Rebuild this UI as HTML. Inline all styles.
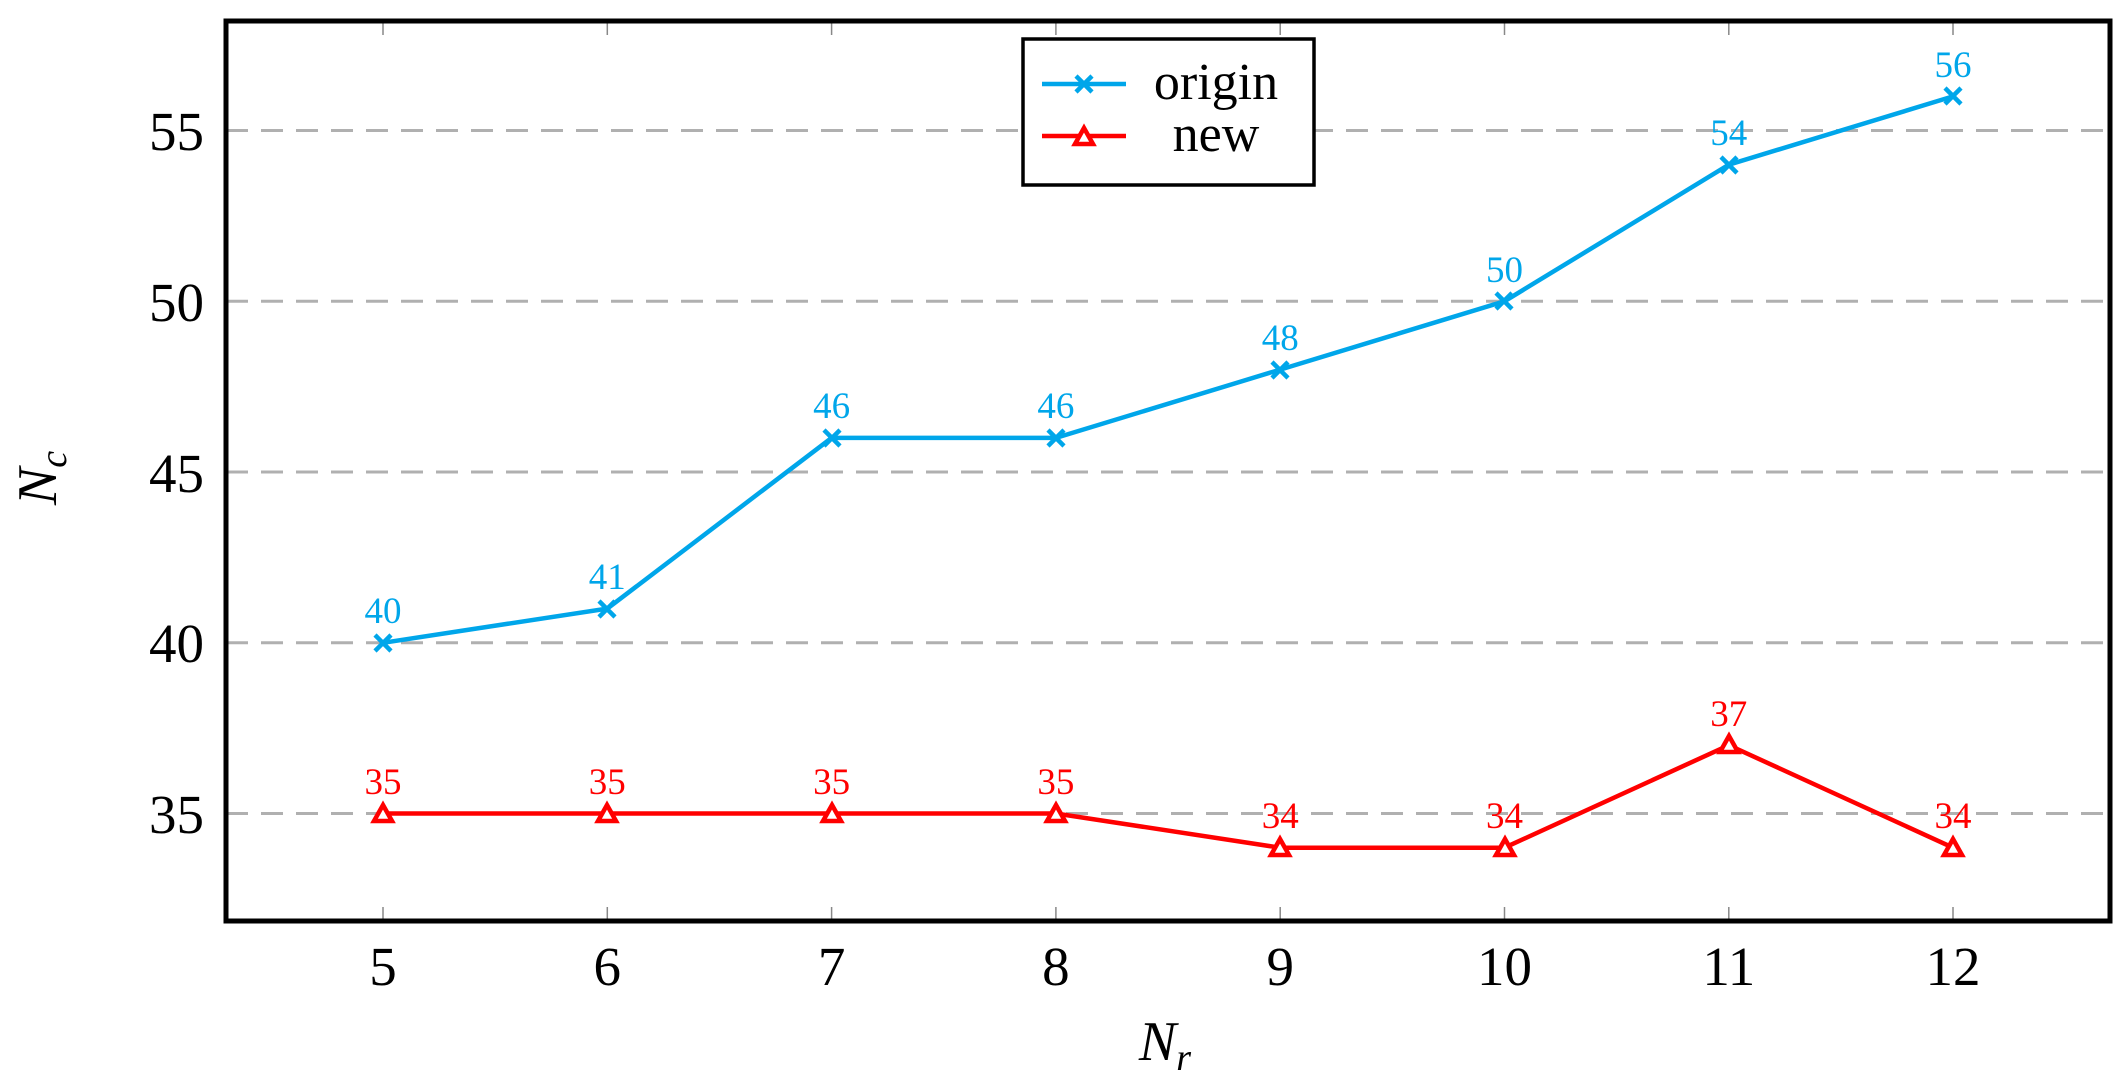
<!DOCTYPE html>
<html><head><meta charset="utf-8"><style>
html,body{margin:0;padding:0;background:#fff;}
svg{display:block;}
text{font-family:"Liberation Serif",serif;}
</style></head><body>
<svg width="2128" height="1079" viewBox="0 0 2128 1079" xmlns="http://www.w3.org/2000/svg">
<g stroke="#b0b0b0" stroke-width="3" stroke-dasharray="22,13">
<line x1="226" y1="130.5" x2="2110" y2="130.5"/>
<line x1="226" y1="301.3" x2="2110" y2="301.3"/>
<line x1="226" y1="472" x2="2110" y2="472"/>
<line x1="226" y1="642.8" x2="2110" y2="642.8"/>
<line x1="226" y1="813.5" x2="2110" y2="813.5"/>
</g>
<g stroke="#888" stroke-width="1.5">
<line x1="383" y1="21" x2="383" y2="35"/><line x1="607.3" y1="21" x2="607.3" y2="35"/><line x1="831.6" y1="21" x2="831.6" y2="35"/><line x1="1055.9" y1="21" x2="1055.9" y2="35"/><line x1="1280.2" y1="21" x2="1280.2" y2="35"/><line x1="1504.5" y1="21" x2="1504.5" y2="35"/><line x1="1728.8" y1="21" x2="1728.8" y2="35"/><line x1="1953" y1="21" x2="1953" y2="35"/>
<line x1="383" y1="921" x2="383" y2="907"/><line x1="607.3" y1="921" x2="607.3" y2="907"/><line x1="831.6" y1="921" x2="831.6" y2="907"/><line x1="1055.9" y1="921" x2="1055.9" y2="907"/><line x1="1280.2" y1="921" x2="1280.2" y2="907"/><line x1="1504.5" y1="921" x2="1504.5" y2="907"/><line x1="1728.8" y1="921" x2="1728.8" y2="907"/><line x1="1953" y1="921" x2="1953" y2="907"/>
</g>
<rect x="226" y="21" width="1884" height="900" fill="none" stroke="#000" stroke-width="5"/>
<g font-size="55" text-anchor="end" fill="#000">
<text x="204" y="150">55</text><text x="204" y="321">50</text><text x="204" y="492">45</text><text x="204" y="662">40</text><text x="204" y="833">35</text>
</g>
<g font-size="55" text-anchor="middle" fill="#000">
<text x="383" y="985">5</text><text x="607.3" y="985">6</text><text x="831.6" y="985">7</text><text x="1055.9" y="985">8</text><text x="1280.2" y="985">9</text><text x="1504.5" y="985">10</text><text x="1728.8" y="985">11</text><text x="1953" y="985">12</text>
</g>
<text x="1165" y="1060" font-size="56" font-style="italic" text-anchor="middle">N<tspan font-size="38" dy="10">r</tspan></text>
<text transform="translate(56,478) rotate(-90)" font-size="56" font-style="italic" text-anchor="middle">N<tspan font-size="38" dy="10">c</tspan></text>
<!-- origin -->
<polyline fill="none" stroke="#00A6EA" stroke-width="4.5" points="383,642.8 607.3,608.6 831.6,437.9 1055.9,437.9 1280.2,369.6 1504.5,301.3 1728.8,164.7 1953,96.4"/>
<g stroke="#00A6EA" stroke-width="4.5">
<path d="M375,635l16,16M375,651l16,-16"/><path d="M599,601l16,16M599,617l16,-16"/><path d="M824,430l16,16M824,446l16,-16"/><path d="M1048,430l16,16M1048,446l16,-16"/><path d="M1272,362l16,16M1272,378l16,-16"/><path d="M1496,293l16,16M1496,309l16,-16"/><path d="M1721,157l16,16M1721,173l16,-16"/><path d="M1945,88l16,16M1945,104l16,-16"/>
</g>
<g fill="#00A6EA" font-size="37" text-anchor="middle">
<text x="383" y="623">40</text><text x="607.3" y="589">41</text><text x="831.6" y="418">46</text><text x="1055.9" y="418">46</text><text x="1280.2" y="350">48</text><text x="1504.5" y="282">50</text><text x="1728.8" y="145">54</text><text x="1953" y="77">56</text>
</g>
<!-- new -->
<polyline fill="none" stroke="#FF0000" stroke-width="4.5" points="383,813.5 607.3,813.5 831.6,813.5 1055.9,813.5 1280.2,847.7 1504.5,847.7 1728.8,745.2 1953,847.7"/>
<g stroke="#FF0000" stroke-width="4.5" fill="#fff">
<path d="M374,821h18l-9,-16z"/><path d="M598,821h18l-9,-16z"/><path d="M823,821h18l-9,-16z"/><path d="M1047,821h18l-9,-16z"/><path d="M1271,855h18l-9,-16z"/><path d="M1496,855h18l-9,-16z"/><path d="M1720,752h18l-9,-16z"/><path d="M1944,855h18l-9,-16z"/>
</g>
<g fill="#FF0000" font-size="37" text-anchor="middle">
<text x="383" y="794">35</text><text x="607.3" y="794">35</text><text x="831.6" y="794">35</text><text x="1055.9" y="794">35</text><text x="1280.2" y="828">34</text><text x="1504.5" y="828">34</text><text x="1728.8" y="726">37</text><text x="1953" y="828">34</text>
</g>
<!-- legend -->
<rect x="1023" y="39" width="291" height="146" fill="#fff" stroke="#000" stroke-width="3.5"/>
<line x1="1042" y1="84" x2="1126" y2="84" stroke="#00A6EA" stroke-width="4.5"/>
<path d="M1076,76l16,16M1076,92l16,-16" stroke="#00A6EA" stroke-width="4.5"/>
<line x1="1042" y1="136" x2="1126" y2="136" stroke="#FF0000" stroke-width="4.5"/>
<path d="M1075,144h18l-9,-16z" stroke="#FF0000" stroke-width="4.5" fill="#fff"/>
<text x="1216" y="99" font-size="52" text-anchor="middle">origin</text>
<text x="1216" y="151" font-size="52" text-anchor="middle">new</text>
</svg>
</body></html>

= = = =

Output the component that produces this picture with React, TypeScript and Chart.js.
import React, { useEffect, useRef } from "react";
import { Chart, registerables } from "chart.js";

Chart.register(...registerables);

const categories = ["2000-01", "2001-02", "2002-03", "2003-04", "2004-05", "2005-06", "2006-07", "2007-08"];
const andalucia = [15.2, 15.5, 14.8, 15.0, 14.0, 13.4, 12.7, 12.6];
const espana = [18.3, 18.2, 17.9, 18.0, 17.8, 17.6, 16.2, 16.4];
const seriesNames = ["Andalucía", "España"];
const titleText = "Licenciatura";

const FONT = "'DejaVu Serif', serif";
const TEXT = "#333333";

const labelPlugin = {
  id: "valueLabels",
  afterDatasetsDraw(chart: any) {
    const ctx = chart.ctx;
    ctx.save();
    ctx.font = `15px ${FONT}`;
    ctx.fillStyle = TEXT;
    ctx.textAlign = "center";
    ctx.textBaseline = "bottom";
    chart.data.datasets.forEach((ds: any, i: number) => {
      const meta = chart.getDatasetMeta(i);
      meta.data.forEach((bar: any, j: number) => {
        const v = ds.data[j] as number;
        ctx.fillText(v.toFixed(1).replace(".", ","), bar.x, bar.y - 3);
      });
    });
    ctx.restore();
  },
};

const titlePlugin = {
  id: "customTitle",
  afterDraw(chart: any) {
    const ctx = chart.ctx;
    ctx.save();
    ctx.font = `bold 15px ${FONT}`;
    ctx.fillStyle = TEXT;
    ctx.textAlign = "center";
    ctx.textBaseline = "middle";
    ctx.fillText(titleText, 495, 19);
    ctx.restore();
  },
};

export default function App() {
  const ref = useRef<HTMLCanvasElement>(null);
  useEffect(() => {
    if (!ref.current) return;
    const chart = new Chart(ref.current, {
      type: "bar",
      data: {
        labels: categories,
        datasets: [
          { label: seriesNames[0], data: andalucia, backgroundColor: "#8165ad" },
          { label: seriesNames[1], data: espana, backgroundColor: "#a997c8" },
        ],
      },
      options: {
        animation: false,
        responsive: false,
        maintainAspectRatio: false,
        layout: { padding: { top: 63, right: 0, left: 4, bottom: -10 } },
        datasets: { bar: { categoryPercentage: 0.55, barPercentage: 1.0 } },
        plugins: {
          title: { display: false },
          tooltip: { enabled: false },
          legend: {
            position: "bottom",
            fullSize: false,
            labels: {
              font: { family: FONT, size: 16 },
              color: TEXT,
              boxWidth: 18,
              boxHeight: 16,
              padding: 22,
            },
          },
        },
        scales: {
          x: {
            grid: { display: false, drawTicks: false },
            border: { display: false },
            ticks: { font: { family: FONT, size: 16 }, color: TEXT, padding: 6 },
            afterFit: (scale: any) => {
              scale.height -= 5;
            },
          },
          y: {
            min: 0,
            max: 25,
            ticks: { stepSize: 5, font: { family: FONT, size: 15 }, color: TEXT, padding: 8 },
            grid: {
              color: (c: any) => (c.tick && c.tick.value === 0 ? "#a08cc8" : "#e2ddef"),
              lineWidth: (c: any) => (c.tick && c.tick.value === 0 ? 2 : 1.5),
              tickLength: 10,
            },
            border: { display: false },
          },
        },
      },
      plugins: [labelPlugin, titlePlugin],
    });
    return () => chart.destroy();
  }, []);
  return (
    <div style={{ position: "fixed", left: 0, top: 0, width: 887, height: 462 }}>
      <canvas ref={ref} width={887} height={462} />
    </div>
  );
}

= = = =

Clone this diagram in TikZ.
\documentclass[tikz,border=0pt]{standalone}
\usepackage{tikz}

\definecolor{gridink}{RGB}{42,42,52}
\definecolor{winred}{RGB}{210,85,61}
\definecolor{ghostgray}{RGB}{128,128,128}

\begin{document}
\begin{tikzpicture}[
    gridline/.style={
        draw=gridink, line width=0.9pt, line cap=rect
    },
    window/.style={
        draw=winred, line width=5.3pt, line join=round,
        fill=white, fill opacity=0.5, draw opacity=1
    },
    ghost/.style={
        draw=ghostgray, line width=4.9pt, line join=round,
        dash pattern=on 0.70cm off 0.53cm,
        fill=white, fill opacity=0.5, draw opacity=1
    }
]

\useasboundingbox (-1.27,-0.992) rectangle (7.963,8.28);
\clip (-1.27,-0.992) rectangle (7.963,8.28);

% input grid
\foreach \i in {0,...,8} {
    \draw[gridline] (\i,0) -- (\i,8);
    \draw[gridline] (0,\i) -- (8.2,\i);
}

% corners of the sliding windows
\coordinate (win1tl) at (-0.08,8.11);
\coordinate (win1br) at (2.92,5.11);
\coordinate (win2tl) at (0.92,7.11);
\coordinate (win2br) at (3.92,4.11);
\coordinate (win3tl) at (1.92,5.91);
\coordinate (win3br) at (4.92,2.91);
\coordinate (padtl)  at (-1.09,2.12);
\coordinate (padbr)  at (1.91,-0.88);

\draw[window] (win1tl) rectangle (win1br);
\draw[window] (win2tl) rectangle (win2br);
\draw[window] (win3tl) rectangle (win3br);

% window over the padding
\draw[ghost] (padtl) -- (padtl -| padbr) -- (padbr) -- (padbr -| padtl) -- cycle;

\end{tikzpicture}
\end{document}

= = = =

Set exercise
Identify every line above with the string "this" in it. Copy those lines.

Task solution
Rebuild this UI as HTML. Inline all styles.
Output the component that produces this picture with React, TypeScript and Chart.js.
Clone this diagram in TikZ.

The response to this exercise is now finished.